Resource management in cloud: Autoscaling vs manual scaling for production workloads

Our team is running Opcenter Execution 4.2 resource management module in Azure and we’re evaluating autoscaling versus manual scaling strategies for handling production workload variations. We have predictable peak periods during shift changes (6am, 2pm, 10pm) when hundreds of operators log in simultaneously and production orders are released.

Autoscaling seems attractive for handling these peaks automatically, but I’m concerned about the configuration complexity and cost predictability. With manual scaling, we can schedule scale-up before known peaks, but we might waste resources during unexpected slow periods.

What have others found works best for MES workloads in cloud? Are there specific autoscaling configurations that work well with the resource management module’s usage patterns?

Based on experience with multiple Opcenter cloud deployments, here’s a comprehensive framework for choosing between autoscaling and manual scaling for resource management workloads.

Autoscaling Configuration: Autoscaling makes sense when your workload variation is significant and somewhat unpredictable. For Opcenter resource management, this means:

  • Peak load is 3x or more than baseline
  • Unexpected events (rush orders, equipment failures) create load spikes
  • You want to minimize costs during off-shifts or weekends

Key configuration principles:

  1. Use scheduled scaling for known peaks (shift changes) - scale out 15-20 minutes before the peak
  2. Use metric-based scaling for unexpected spikes - trigger on CPU >70% sustained for 5 minutes
  3. Set conservative scale-in policies - only scale down after 30+ minutes of low load to avoid thrashing
  4. Configure minimum instance count to handle baseline load without scaling

For your shift change scenario, a schedule-based rule works best:

  • 5:45am: Scale from 2 to 6 instances (before 6am shift)
  • 6:30am: Scale back to 3 instances (after login peak)
  • Similar patterns for 2pm and 10pm shifts

Manual Scaling Workload: Manual scaling is often more cost-effective when:

  • Load patterns are highly predictable
  • Peak-to-baseline ratio is less than 3x
  • Application warm-up time is significant
  • You want predictable monthly costs

For Opcenter, manual scaling means sizing your infrastructure to handle peak load comfortably (with 20-30% headroom) and running that configuration continuously. This seems wasteful but consider:

  • No autoscaling delays during critical shift changes
  • Predictable performance for production planning
  • Simpler troubleshooting without dynamic infrastructure
  • Often lower total cost when peak/baseline ratio is modest

Cost Predictability: This is where manual scaling has a clear advantage. With autoscaling, your monthly costs vary based on actual load patterns. If you have unexpected production increases, costs rise proportionally. Manual scaling gives you a fixed monthly infrastructure cost that’s easier to budget.

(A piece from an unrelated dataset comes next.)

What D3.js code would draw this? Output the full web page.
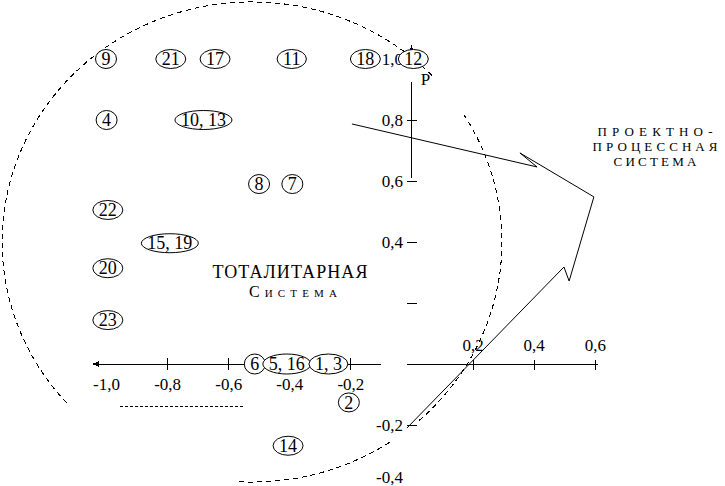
<!DOCTYPE html>
<html>
<head>
<meta charset="utf-8">
<script src="https://cdn.jsdelivr.net/npm/d3@7"></script>
<style>
    body { margin: 0; background: #fff; }
    svg { display: block; font-family: "Liberation Serif", "Times New Roman", serif; }
</style>
</head>
<body>
<svg id="chart" width="725" height="486"></svg>
<script>
// Numbered points (labels inside ellipses) and their coordinates
const pointLabels = ["9", "21", "17", "11", "18", "12", "4", "10, 13", "8", "7", "22", "15, 19", "20", "23", "6", "5, 16", "1, 3", "2", "14"];
const pointX = [-1.0, -0.788, -0.643, -0.392, -0.151, 0.006, -0.998, -0.681, -0.499, -0.39, -0.994, -0.791, -0.994, -0.994, -0.513, -0.408, -0.272, -0.205, -0.404];
const pointY = [1.0, 1.0, 1.0, 1.0, 1.0, 1.0, 0.8, 0.8, 0.59, 0.59, 0.505, 0.396, 0.314, 0.144, 0, 0, 0, -0.126, -0.268];

// Axis ticks
const xTicksNeg = [-1.0, -0.8, -0.6, -0.4, -0.2];
const xTickLabelsNeg = ["-1,0", "-0,8", "-0,6", "-0,4", "-0,2"];
const xTicksPos = [0.2, 0.4, 0.6];
const xTickLabelsPos = ["0,2", "0,4", "0,6"];
const yTicks = [1.0, 0.8, 0.6, 0.4, 0.2, -0.2, -0.4];
const yTickLabels = ["1,0", "0,8", "0,6", "0,4", "", "-0,2", "-0,4"];

// Visible pieces of the axis lines (the scan has gaps)
const xAxisSegments = [[-1.04, -0.1], [-0.015, 0.61]];
const yAxisSegments = [[0.61, 0.925]];

// Arrows
const arrowLine = [[-0.195, 0.787], [0.411, 0.646]];
const bentLine = [[-0.015, -0.21], [0.499, 0.318], [0.516, 0.272], [0.597, 0.548], [0.355, 0.692], [0.411, 0.646]];
const dashedSegment = [[-0.954, -0.138], [-0.552, -0.138]];

// Dashed boundary of the "totalitarian system" zone
const zoneCenter = [-0.522, 0.40];
const zoneRadius = [0.818, 0.787];
const zoneArcs = [[44, 223], [-48, 32], [-93, -56]]; // visible angle ranges, degrees

const svg = d3.select("#chart")
    .attr("shape-rendering", "crispEdges");

const x = d3.scaleLinear().domain([-1, 0.6]).range([106, 594.8]);
const y = d3.scaleLinear().domain([-0.4, 1.0]).range([486, 59]);

// --- zone boundary ---
const cx = x(zoneCenter[0]), cy = y(zoneCenter[1]);
const rx = x(zoneCenter[0] + zoneRadius[0]) - cx;
const ry = cy - y(zoneCenter[1] + zoneRadius[1]);

function arcPath(a0, a1) {
    const r0 = a0 * Math.PI / 180, r1 = a1 * Math.PI / 180;
    const x0 = cx + rx * Math.cos(r0), y0 = cy - ry * Math.sin(r0);
    const x1 = cx + rx * Math.cos(r1), y1 = cy - ry * Math.sin(r1);
    const large = (a1 - a0) > 180 ? 1 : 0;
    return `M${x0},${y0} A${rx},${ry} 0 ${large} 0 ${x1},${y1}`;
}

svg.selectAll("path.zone")
    .data(zoneArcs)
    .enter().append("path")
    .attr("class", "zone")
    .attr("d", d => arcPath(d[0], d[1]))
    .attr("fill", "none")
    .attr("stroke", "#000")
    .attr("stroke-width", 1)
    .attr("stroke-dasharray", "5,4");

// --- axes ---
const xAxisG = svg.append("g").attr("transform", `translate(0, ${y(0)})`);

xAxisG.selectAll("line.seg")
    .data(xAxisSegments)
    .enter().append("line")
    .attr("x1", d => x(d[0]))
    .attr("x2", d => x(d[1]))
    .attr("stroke", "#000");

// arrow on the left end of the x axis
xAxisG.append("path")
    .attr("d", `M${x(-1.045)},0 L${x(-1.045) + 7},-3 L${x(-1.045) + 7},3 Z`)
    .attr("fill", "#000");

const negAxis = xAxisG.append("g")
    .style("color", "#000")
    .call(d3.axisBottom(x)
        .tickValues(xTicksNeg)
        .tickFormat((d, i) => xTickLabelsNeg[i])
        .tickSize(6)
        .tickPadding(7.5));
negAxis.select(".domain").remove();
negAxis.selectAll(".tick line").attr("y1", -6);
negAxis.selectAll(".tick").filter(d => d === -1).select("line").remove();

const posAxis = xAxisG.append("g")
    .style("color", "#000")
    .call(d3.axisTop(x)
        .tickValues(xTicksPos)
        .tickFormat((d, i) => xTickLabelsPos[i])
        .tickSize(4)
        .tickPadding(9));
posAxis.select(".domain").remove();
posAxis.selectAll(".tick line").attr("y1", 6);

[negAxis, posAxis].forEach(g => g.selectAll("text")
    .attr("font-family", "Liberation Serif, serif")
    .attr("font-size", 17));

const yAxisG = svg.append("g").attr("transform", `translate(${x(0)}, 0)`);

yAxisG.selectAll("line.seg")
    .data(yAxisSegments)
    .enter().append("line")
    .attr("y1", d => y(d[0]))
    .attr("y2", d => y(d[1]))
    .attr("stroke", "#000");

// arrow on the top of the y axis
yAxisG.append("path")
    .attr("d", `M0,${y(1.045)} L-3,${y(1.045) + 7} L3,${y(1.045) + 7} Z`)
    .attr("fill", "#000");

const leftAxis = yAxisG.append("g")
    .style("color", "#000")
    .call(d3.axisLeft(y)
        .tickValues(yTicks)
        .tickFormat((d, i) => yTickLabels[i])
        .tickSize(5)
        .tickPadding(3.5));
leftAxis.select(".domain").remove();
leftAxis.selectAll(".tick line").attr("x1", 5);
leftAxis.selectAll("text")
    .attr("font-family", "Liberation Serif, serif")
    .attr("font-size", 17);
// lowest label sits on the picture's bottom edge, lift it so it stays readable
leftAxis.selectAll(".tick").filter(d => d === -0.4).select("text").attr("dy", "-0.2em");

// axis name
svg.append("text")
    .attr("x", x(0.03))
    .attr("y", y(0.915))
    .attr("font-size", 17)
    .text("Р");

// --- arrows ---
const line = d3.line().x(d => x(d[0])).y(d => y(d[1]));

svg.append("path")
    .attr("d", line(arrowLine))
    .attr("fill", "none")
    .attr("stroke", "#000")
    .attr("shape-rendering", "auto");

svg.append("path")
    .attr("d", line(bentLine))
    .attr("fill", "none")
    .attr("stroke", "#000")
    .attr("shape-rendering", "auto");

svg.append("path")
    .attr("d", line(dashedSegment))
    .attr("fill", "none")
    .attr("stroke", "#000")
    .attr("stroke-dasharray", "3,2");

// --- zone names ---
svg.append("text")
    .attr("x", x(-0.398)).attr("y", y(0.282))
    .attr("text-anchor", "middle")
    .attr("font-size", 18)
    .attr("textLength", 155).attr("lengthAdjust", "spacing")
    .text("ТОТАЛИТАРНАЯ");
svg.append("text")
    .attr("x", x(-0.388)).attr("y", y(0.220))
    .attr("text-anchor", "middle")
    .attr("font-size", 16)
    .attr("font-variant", "small-caps")
    .attr("textLength", 88).attr("lengthAdjust", "spacing")
    .text("Система");

[["ПРОЕКТНО-", 0.747, 115], ["ПРОЦЕССНАЯ", 0.699, 125], ["СИСТЕМА", 0.650, 83]].forEach(r => {
    svg.append("text")
        .attr("x", x(0.797)).attr("y", y(r[1]))
        .attr("text-anchor", "middle")
        .attr("font-size", 13)
        .attr("textLength", r[2]).attr("lengthAdjust", "spacing")
        .text(r[0]);
});

// --- numbered points ---
const points = pointLabels.map((l, i) => ({ label: l, x: pointX[i], y: pointY[i] }));

const pts = svg.selectAll("g.pt")
    .data(points)
    .enter().append("g")
    .attr("class", "pt")
    .attr("transform", d => `translate(${x(d.x)}, ${y(d.y)})`);

const ell = pts.append("ellipse")
    .attr("fill", "#fff")
    .attr("stroke", "#000")
    .attr("stroke-width", 1)
    .attr("shape-rendering", "auto");

const lbl = pts.append("text")
    .attr("text-anchor", "middle")
    .attr("dy", "0.34em")
    .attr("font-size", 18)
    .text(d => d.label);

lbl.each(function (d) { d.w = this.getComputedTextLength(); });
ell.attr("rx", d => d.w / 2 + 6)
    .attr("ry", d => d.y === 0 ? 10 : 9.5);
</script>
</body>
</html>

However, autoscaling provides better cost optimization if you have significant off-hours. For 24/7 manufacturing, the savings potential is limited. For facilities with clear off-shifts or weekend shutdowns, autoscaling can reduce costs by 40-50% by scaling down during those periods.

Hybrid Recommendation: For most Opcenter resource management deployments, I recommend a hybrid approach:

  1. Manually size for average load across all shifts (not peak)
  2. Use scheduled autoscaling to add capacity before known peaks
  3. Keep metric-based autoscaling as a safety net for unexpected spikes
  4. Scale down aggressively during planned maintenance windows or known low-production periods

This gives you cost predictability (baseline infrastructure is fixed), performance during peaks (scheduled scaling), and protection against unexpected events (metric-based scaling). The baseline manual sizing handles 70-80% of your load, autoscaling handles the rest.

From a cost perspective, autoscaling can actually increase costs if not configured properly. We found that the constant scaling up and down created more compute hours than just running a slightly larger manual configuration 24/7. The break-even point for us was when peak load was more than 3x the baseline load. Below that ratio, manual scaling with appropriate sizing was more cost-effective.

Another factor to consider is database connection pooling. When you autoscale application servers, you need to ensure your database can handle the increased connection count. We hit Azure SQL DTU limits during autoscale events because each new instance created 50 connections. Had to upgrade our database tier to support the peak connection count, which negated some of the cost savings from autoscaling application servers.